This piece was inspired by this fantastic Josh Brown rant on CNBC about how the 60/40 stock/bond portfolio isn’t dead. Give it a watch.

The 60/40 stock/bond portfolio is the gold standard of portfolios. It’s diverse, low cost and extremely hard to beat in the long-run mainly because it’s a very close approximation of the Global Financial Asset Portfolio.
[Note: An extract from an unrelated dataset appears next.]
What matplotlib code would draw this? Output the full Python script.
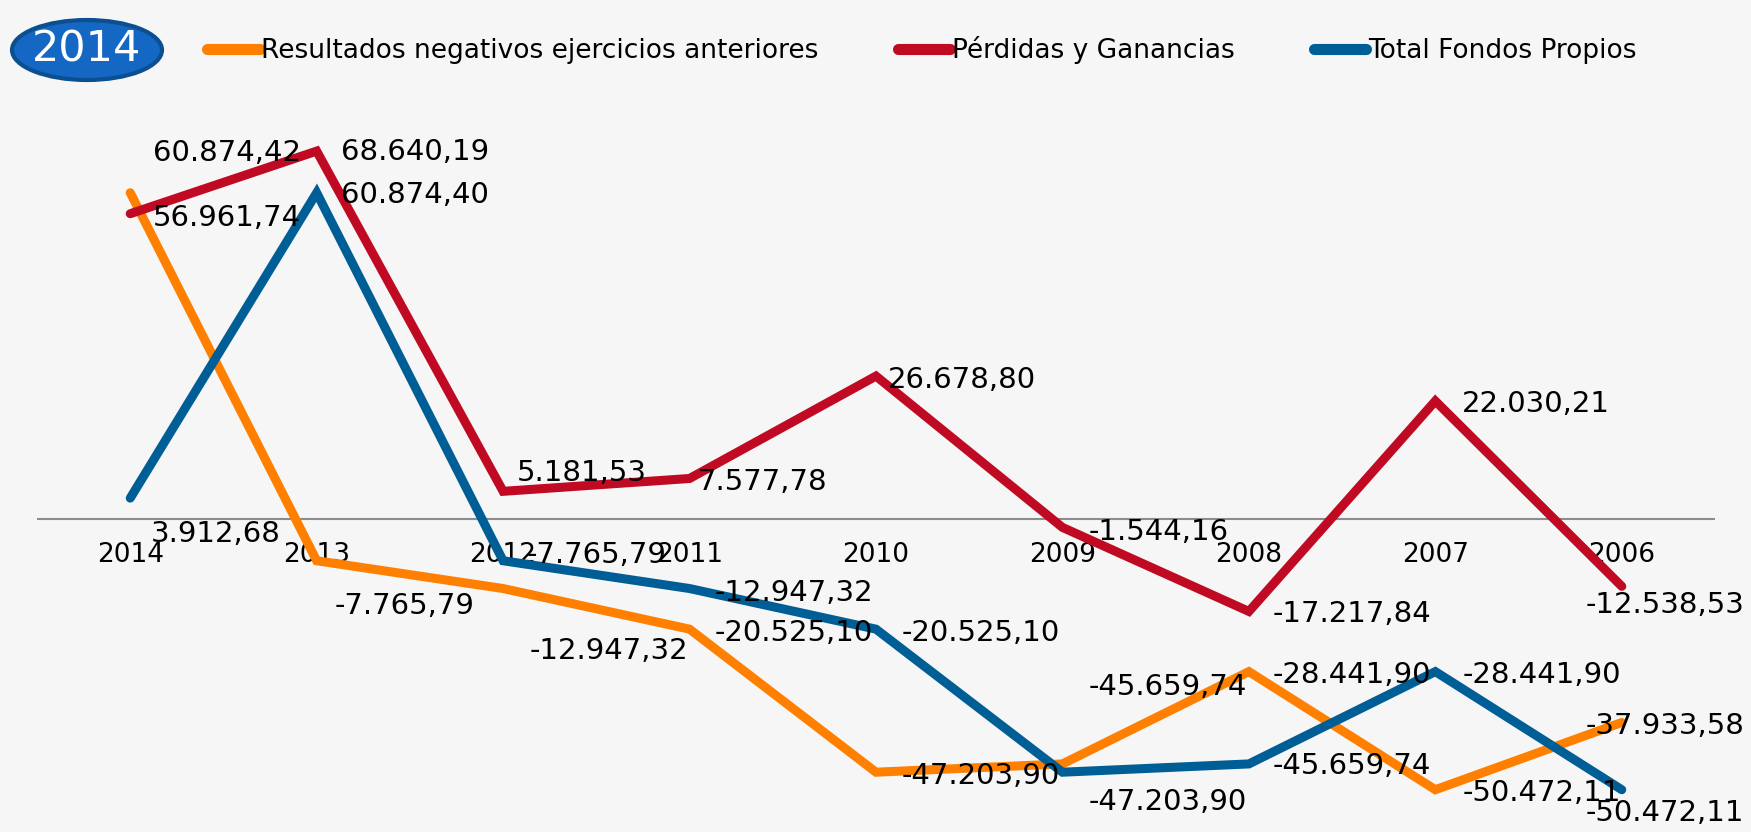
import numpy as np
import matplotlib
matplotlib.use('Agg')
import matplotlib.pyplot as plt
from matplotlib.patches import Ellipse
from matplotlib.lines import Line2D
from matplotlib import font_manager

years = ['2014', '2013', '2012', '2011', '2010', '2009', '2008', '2007', '2006']
resultados_neg = [60874.42, -7765.79, -12947.32, -20525.10, -47203.90, -45659.74, -28441.90, -50472.11, -37933.58]
perdidas_gan = [56961.74, 68640.19, 5181.53, 7577.78, 26678.80, -1544.16, -17217.84, 22030.21, -12538.53]
fondos_propios = [3912.68, 60874.40, -7765.79, -12947.32, -20525.10, -47203.90, -45659.74, -28441.90, -50472.11]

names = ['Resultados negativos ejercicios anteriores', 'Pérdidas y Ganancias', 'Total Fondos Propios']
colors = ['#FF8000', '#C00A23', '#005E96']

# desplazamiento de cada etiqueta (pixeles, x a la derecha, y hacia abajo)
off_res = [(23, -40), (18, 45), (27, 62), (25, 4), (26, 4), (26, -77), (24, 3), (27, 3), (-36, 4)]
off_pyg = [(23, 4), (24, 1), (14, -18), (8, 4), (12, 4), (26, 5), (24, 3), (27, 3), (-36, 19)]
off_tfp = [(21, 36), (24, 2), (24, -6), (25, 4), (26, 4), (26, 30), (24, 2), (27, 3), (-36, 23)]

installed = {f.name for f in font_manager.fontManager.ttflist}
narrow = 'Liberation Sans Narrow' if 'Liberation Sans Narrow' in installed else 'DejaVu Sans'

def fmt(v):
    s = '{:,.2f}'.format(v)
    return s.replace(',', 'X').replace('.', ',').replace('X', '.')

W, H = 1751, 832
fig = plt.figure(figsize=(W/100, H/100), dpi=100, facecolor='#f6f6f6')
ax = fig.add_axes([37/W, 1-814/H, (1715-37)/W, (814-117)/H])
ax.set_facecolor('none')
for s in ax.spines.values():
    s.set_visible(False)
ax.set_xticks([])
ax.set_yticks([])
ax.set_xlim(-0.5, len(years)-0.5)
ax.set_ylim(-55000, 75000)
ax.axhline(0, color='#8c8c8c', lw=1.5, zorder=1)

x = np.arange(len(years))
series = [resultados_neg, perdidas_gan, fondos_propios]
offsets = [off_res, off_pyg, off_tfp]
for vals, c, offs in zip(series, colors, offsets):
    ax.plot(x, vals, color=c, lw=6.5, solid_capstyle='round', solid_joinstyle='miter', zorder=3)
    for xi, v, (dx, dy) in zip(x, vals, offs):
        ax.annotate(fmt(v), (xi, v), xytext=(dx, -dy), textcoords='offset pixels',
                    ha='left', va='center', fontsize=21, color='black', zorder=4)

for xi, y in zip(x, years):
    ax.annotate(y, (xi, 0), xytext=(0, -36), textcoords='offset pixels',
                ha='center', va='center', fontsize=19, color='black', zorder=2)

# globo con el año
badge = Ellipse((87/W, 1-50/H), 150/W, 60/H, transform=fig.transFigure,
                facecolor='#1467C2', edgecolor='#0C4F91', lw=3)
fig.patches.append(badge)
fig.text(87/W, 1-50/H, '2014', ha='center', va='center', color='white',
         fontsize=31, family=[narrow, 'DejaVu Sans'])

handles = [Line2D([], [], color=c, lw=8, solid_capstyle='round') for c in colors]
fig.legend(handles, names, ncol=3, loc='center left', bbox_to_anchor=(207/W, 1-50/H),
           frameon=False, borderpad=0, borderaxespad=0, handlelength=2.0, handletextpad=0.05,
           columnspacing=3.0, fontsize=19)

fig.savefig('out.png', dpi=100, facecolor=fig.get_facecolor())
This overall simplicity and efficiency is why so many high fee active money managers despise it and are consistently saying it’s “dead”. This doesn’t mean a 60/40 is right for everyone or that it has no flaws, but declaring it “dead” makes little sense, especially in today’s higher interest rate environment.

Now, I have my own nuanced issues with a 60/40, specifically:

  1. I don’t think it always makes sense to rebalance back to a fixed 60% equity weight when we know that that deviates from global market caps significantly and can, at times, add a lot of risk to a portfolio because the 60% slice is so much riskier than the 40% slice.
  2. Owning a 60/40 via a single fund can create a lot of homogeneous asset class risk and liquidity risk because you can’t tap the specific liquid components in the portfolio. This became uncomfortably clear to investors in 2022 who might have needed cash from their portfolio, but couldn’t liquidate the actual cash component of the 40 without liquidating some portion of the entire 60 and 40.
  3. I don’t love a standalone bond aggregate as a 40% bond slice. I think bonds need to be more actively managed across time to account for personal liquidity needs as well as duration/credit risk.

These are mostly quibbles applicable to specific investors. As a whole, I very much agree with the view that owning a very diversified stock/bond portfolio of some sort should be the core component of anyone’s savings portfolio. Of course, I am an even bigger advocate of doing this the way John Bogle did it using a countercyclical behavioral approach. But when people declare that 60/40 is “dead” they’re essentially saying that stocks and bonds are dead. This is irrational/emotional storytelling. Let’s put some numbers to this to explain why.

In my All Duration model the stock market is an 18 year instrument so predicting the short-term swings of that instrument will always be difficult. But we know, in the long-run, that stocks are very likely to generate positive returns over multi-decade periods. That 60% slice might become incapacitated for long periods of time, but it very likely won’t “die” unless corporate America dies. That’s not a great bet in my opinion.

The math on the 40% slice is much cleaner. A bond aggregate is about a 5 year instrument in my All Duration model. Now, when interest rates were 0% that instrument had a lot of interest rate risk in large part because the yield on the bonds wouldn’t offset the interest rate risk. But in today’s environment you’re getting 5% on T-Bills and 3.75% on a 5 year note. When that 5 year instrument was yielding 0.25% like it was in 2020 that meant that every 1% increase in interest rates was offset by just 0.25% of interest along the way. With a duration of 4 that meant you lost 3.75% for every 1% upward move in rates. But in today’s environment the yield now offsets most of the interest rate risk. For every 1% move in rates you’re now protected by the 3.75% coupon. In order to lose money on an annual basis the Fed would have to move more than 1% per year every year going forward. And it looks much more likely at this point that the Fed is either done, close to done, OR closer to cutting rates in the coming years as inflation comes down. Said differently, the risk/reward on bonds looks better than it has in a very long time and people selling bonds today are selling low.

So here’s the thing – we don’t know how risky the 60% slice of stocks is in the coming years. But we know, with a high probability that the 40% slice of bonds is becoming much more attractive. So yes, as Josh notes in his interview, these criticisms were more valid in 2020 when interest rates were at 0%. But in today’s environment the aggregated components of a 60/40 look much more attractive than they have in a very long time in large part because we know that the 40% slice is a lot more attractive than it has been in decades.